◆ SHORT EXERCISE:
Start at the line where "Rebuild this diagram" appears and end at the line where "(R) at (862,790);" appears; repeat those lines exactly, both ends included, leaving pictures behind.

◆ TASK MATERIAL:
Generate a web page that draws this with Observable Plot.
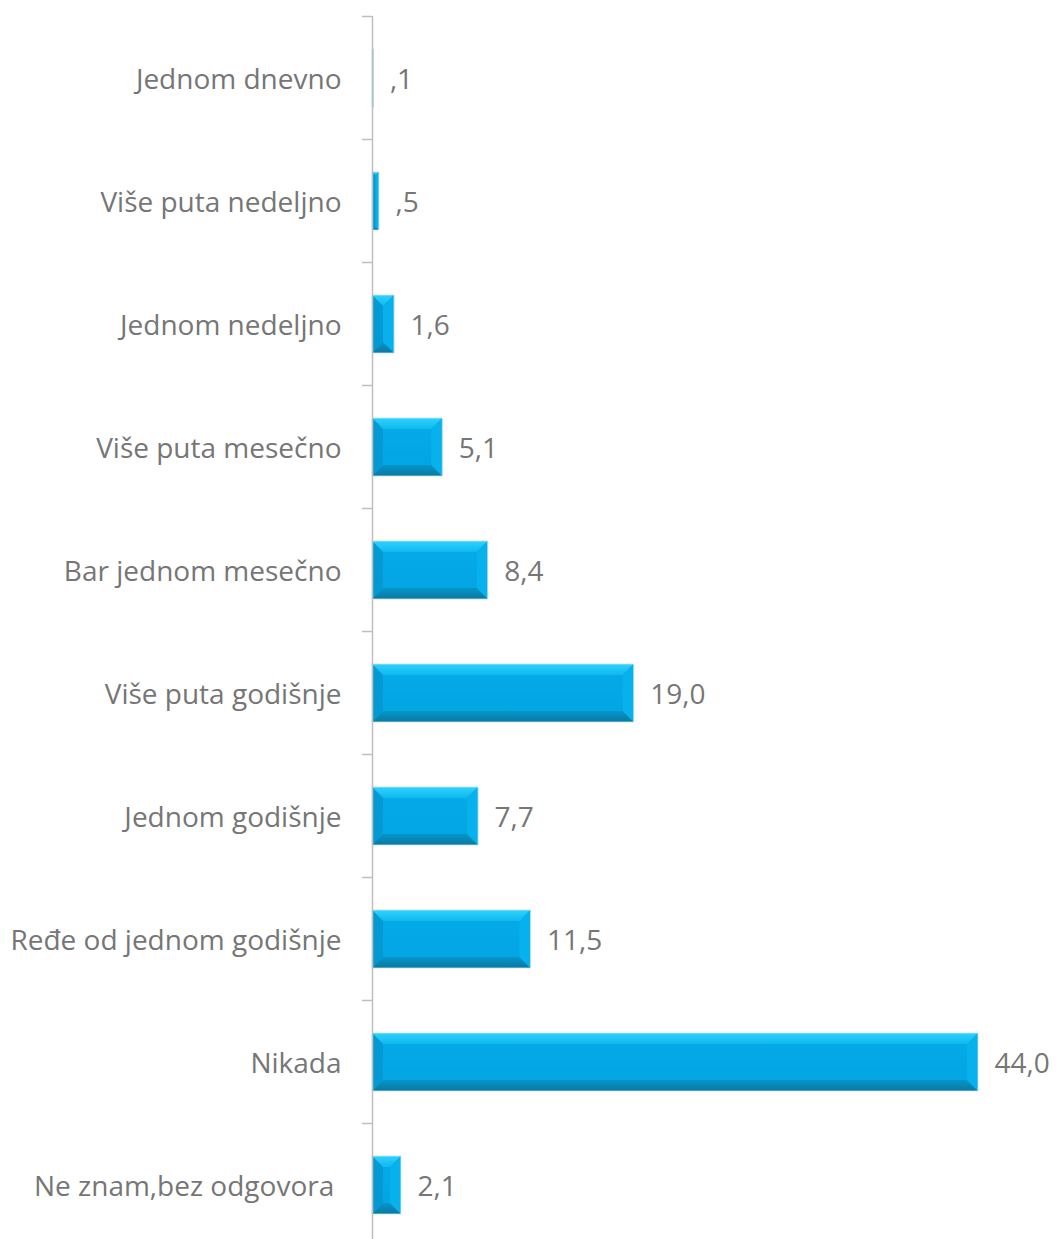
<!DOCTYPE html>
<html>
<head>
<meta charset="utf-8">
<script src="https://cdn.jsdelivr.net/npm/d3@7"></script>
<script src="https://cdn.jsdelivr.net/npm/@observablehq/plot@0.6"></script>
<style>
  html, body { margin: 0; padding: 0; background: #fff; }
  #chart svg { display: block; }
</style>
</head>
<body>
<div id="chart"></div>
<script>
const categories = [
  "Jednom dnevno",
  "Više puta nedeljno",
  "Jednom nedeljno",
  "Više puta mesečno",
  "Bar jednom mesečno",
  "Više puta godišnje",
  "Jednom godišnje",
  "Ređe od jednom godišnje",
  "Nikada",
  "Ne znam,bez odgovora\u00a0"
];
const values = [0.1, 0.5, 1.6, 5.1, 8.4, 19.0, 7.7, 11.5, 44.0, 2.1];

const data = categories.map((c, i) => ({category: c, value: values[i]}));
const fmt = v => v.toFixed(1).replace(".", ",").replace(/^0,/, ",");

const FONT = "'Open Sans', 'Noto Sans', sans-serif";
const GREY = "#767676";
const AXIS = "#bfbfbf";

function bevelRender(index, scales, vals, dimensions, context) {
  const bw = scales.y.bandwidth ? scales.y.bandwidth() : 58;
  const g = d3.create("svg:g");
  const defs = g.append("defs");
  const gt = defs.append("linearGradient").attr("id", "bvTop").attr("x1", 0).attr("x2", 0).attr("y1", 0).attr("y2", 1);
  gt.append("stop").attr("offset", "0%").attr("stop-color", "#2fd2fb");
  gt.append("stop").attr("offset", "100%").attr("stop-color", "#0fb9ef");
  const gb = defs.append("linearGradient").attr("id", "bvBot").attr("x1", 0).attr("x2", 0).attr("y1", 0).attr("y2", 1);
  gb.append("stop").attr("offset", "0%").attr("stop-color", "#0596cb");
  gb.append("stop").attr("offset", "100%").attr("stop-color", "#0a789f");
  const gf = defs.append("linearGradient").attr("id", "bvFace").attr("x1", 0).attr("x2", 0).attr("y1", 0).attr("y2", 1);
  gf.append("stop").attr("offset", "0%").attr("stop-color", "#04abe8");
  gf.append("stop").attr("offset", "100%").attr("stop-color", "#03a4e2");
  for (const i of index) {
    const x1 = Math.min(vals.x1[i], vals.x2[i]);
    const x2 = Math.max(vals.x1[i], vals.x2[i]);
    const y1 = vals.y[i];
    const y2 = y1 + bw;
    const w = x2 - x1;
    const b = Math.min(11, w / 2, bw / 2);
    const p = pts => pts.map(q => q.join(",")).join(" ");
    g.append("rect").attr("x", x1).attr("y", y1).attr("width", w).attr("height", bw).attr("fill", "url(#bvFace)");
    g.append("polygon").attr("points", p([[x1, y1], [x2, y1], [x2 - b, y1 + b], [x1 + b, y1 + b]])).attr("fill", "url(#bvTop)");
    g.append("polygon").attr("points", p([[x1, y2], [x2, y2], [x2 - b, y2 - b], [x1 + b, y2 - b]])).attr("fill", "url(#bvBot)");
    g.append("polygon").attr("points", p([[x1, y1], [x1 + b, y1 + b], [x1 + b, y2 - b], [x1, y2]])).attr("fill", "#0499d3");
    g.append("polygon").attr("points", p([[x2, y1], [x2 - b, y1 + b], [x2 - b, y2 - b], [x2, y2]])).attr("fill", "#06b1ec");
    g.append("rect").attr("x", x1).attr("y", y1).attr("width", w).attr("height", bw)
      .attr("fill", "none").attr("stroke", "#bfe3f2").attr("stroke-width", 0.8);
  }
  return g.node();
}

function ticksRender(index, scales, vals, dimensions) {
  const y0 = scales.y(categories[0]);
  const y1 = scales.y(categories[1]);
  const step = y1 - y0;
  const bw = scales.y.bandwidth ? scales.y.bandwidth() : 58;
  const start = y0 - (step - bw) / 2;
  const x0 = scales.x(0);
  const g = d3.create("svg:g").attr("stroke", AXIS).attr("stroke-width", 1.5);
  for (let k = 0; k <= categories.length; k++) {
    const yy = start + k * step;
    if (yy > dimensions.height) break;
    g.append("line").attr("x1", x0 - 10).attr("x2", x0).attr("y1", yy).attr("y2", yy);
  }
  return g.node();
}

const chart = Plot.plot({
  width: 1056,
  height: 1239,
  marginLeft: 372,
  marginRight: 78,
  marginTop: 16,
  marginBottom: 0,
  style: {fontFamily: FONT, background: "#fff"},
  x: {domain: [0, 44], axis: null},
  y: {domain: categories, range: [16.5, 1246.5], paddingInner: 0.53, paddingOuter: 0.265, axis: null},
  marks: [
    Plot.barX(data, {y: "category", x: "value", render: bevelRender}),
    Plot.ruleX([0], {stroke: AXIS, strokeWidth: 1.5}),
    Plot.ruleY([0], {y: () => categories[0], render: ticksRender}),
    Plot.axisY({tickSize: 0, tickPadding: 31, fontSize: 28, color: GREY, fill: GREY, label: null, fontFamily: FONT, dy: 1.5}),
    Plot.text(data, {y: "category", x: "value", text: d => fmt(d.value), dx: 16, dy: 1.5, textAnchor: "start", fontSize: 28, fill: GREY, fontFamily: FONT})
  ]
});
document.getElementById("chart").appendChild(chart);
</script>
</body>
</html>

--

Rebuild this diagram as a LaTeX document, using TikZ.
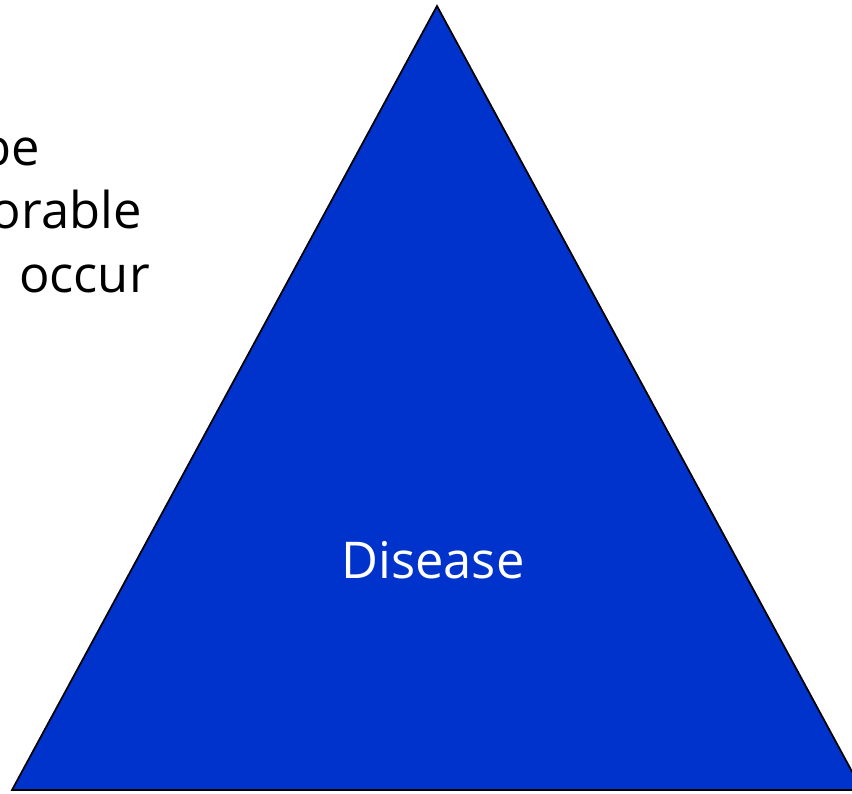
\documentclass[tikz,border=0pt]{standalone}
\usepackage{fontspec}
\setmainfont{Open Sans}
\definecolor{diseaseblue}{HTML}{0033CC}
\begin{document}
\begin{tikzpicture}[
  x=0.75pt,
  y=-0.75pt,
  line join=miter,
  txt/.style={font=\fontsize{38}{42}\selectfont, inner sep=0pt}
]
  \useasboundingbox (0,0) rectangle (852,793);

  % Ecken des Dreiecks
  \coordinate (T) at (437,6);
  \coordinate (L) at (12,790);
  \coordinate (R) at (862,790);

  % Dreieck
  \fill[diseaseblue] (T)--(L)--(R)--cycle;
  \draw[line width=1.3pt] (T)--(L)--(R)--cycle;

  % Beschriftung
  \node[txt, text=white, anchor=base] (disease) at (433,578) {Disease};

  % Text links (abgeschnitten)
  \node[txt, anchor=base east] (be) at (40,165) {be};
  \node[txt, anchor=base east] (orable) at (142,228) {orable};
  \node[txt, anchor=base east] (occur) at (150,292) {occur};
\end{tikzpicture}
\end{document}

---

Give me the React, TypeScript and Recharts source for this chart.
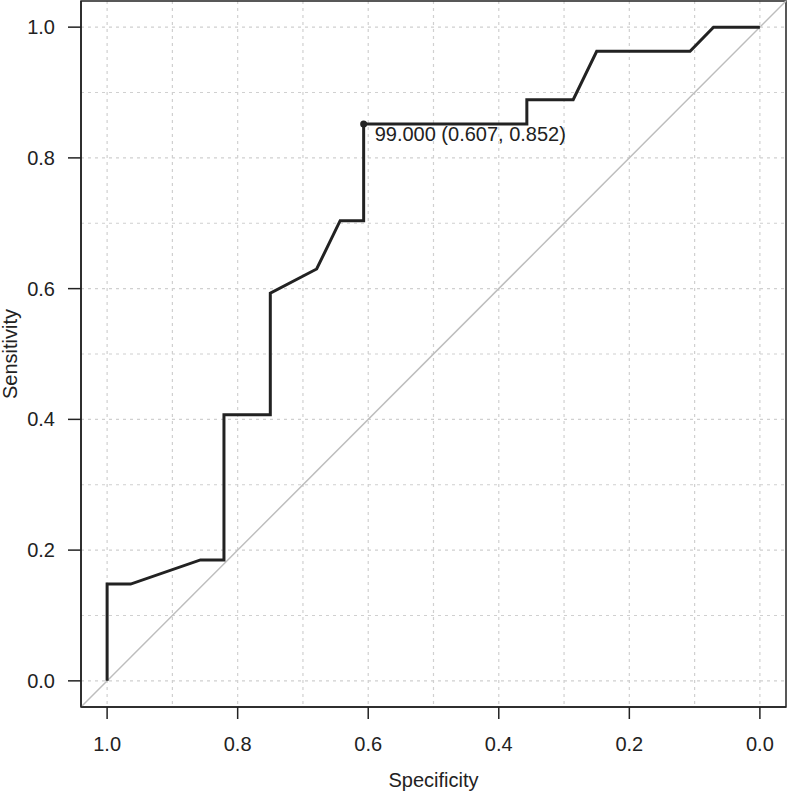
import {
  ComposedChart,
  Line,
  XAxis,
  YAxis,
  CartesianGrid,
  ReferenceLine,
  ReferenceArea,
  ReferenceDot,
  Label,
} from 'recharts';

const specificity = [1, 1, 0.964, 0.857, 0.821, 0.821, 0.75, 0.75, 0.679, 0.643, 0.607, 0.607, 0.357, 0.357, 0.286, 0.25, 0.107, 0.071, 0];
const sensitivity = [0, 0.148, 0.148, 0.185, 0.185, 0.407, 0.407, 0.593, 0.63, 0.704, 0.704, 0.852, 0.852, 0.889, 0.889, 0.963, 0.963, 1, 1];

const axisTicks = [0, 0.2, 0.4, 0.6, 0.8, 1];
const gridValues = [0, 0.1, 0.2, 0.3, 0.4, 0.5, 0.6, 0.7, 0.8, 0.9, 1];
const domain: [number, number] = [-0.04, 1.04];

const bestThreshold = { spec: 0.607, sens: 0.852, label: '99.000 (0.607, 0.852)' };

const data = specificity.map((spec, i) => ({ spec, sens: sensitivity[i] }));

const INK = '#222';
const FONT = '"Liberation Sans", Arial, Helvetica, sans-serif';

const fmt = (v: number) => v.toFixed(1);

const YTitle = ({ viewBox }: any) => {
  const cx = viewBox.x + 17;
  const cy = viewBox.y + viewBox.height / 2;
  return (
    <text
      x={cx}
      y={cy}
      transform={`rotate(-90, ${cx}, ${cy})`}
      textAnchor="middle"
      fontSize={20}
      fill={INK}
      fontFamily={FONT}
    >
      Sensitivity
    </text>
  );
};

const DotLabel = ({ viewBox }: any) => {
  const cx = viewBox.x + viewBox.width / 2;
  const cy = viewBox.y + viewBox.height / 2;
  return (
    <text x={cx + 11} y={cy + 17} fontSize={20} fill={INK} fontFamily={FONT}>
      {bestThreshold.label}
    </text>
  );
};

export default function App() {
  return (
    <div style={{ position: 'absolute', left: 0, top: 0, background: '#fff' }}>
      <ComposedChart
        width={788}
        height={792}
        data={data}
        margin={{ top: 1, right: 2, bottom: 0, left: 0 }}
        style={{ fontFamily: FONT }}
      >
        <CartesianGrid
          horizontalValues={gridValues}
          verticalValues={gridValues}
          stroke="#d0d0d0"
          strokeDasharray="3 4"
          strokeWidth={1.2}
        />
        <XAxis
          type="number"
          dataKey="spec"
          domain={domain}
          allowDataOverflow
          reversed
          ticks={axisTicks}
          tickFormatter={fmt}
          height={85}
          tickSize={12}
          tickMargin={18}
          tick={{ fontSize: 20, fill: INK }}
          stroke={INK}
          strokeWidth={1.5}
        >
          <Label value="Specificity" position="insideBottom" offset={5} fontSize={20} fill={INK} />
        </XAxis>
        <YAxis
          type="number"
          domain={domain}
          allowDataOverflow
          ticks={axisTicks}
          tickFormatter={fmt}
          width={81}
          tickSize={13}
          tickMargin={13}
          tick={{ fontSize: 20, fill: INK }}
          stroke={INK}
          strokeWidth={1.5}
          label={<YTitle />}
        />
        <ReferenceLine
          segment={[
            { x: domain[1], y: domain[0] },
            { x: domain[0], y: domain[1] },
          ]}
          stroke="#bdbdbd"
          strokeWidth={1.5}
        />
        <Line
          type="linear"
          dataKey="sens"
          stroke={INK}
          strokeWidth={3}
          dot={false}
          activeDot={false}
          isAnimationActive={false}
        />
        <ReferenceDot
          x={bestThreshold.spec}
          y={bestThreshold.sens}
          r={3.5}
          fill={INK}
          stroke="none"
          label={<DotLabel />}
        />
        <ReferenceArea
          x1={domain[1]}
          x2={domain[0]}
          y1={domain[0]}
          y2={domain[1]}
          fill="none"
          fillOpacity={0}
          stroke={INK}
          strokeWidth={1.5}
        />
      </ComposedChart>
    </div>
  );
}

◆ RESULT:
Rebuild this diagram as a LaTeX document, using TikZ.
\documentclass[tikz,border=0pt]{standalone}
\usepackage{fontspec}
\setmainfont{Open Sans}
\definecolor{diseaseblue}{HTML}{0033CC}
\begin{document}
\begin{tikzpicture}[
  x=0.75pt,
  y=-0.75pt,
  line join=miter,
  txt/.style={font=\fontsize{38}{42}\selectfont, inner sep=0pt}
]
  \useasboundingbox (0,0) rectangle (852,793);

  % Ecken des Dreiecks
  \coordinate (T) at (437,6);
  \coordinate (L) at (12,790);
  \coordinate (R) at (862,790);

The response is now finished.